Its origins can be traced back to 1950 and the establishment of the Society of Women Members of the Regent House who are not Fellows of Colleges, or more informally known as 'The Dining Group'. The focus of the Dining Group was the increasing numbers of graduates, both research students and particularly senior members involved in teaching, who were not fellows of colleges and thus somewhat isolated from collegiate life. Increasing concern for these 'non-fellows' prompted Cambridge University to consider various initiatives from the mid-1950s onwards, culminating in a report published in 1963 recommending the establishment of new collegiate societies for graduates. In November 1964 the Dining Group applied to the University for recognition as the Lucy Cavendish Collegiate Society (LCCS) and was granted formal recognition as an 'Approved Society' in July 1965, a new category of institution established in 1964, which gave the University the power to recognise "institutions of a less formal and more experimental character than is implied by an Approved Foundation".

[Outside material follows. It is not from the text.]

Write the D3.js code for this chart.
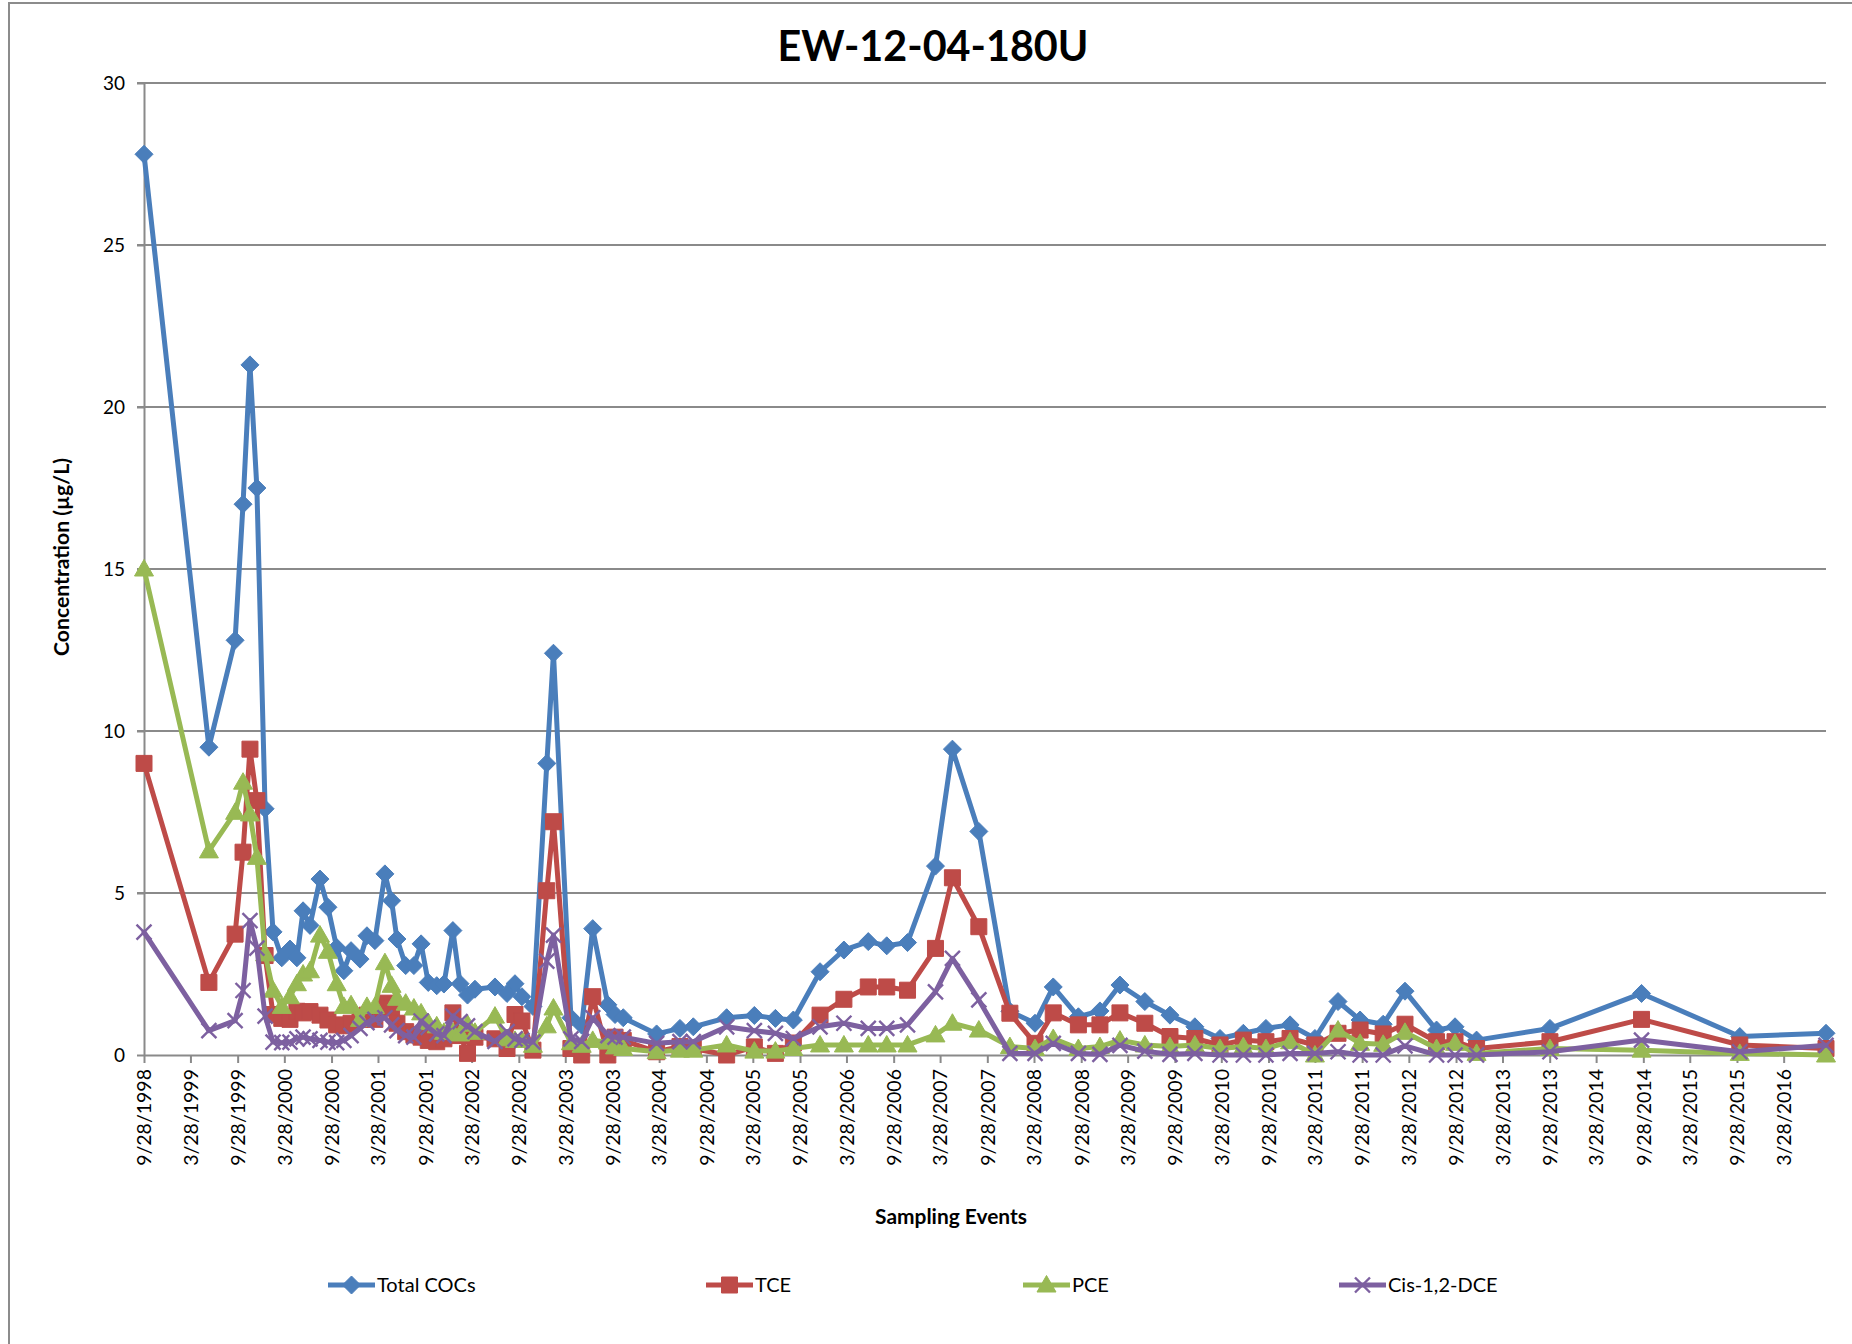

In 1971 the University amended its Statutes so that Approved Societies were no longer to be restricted to graduates only, and LCCS accepted its first undergraduates in October 1972. In 1984 the University approved the recognition of LCCS as an Approved Foundation, and thus a permanent institution within the University. Two years later the University gave consent for the Society to change its name to Lucy Cavendish College. Finally, in 1997, the College was granted a Royal Charter and became a fully self-governing college within the University.
Consists of records created by Lucy Cavendish College and those of the Dining Group.
These records reflect or illustrate the history of the College, and its internal administration (records which document its organisation, functions, policies, decisions and procedures). They are comprised of records created by the Governing Body, college committees, academic and administrative departments, and students. They include correspondence, minutes and papers, financial and administrative, and other textual records; photographs of students and fellows; photographs, maps and plans of properties and College site; audio recordings of College events and oral history.
The Archive also holds special collections of personal papers of former members and individuals who have been associated with the College. These papers include correspondence, academic or professional papers, and other textual records; photographs of self and family members.
Further accruals are expected.
The records are grouped into nine management groups reflecting either the creator of the records, (e.g. office or person), the form of the record (e.g. photographs), or the activities to which they relate (e.g. historical reference).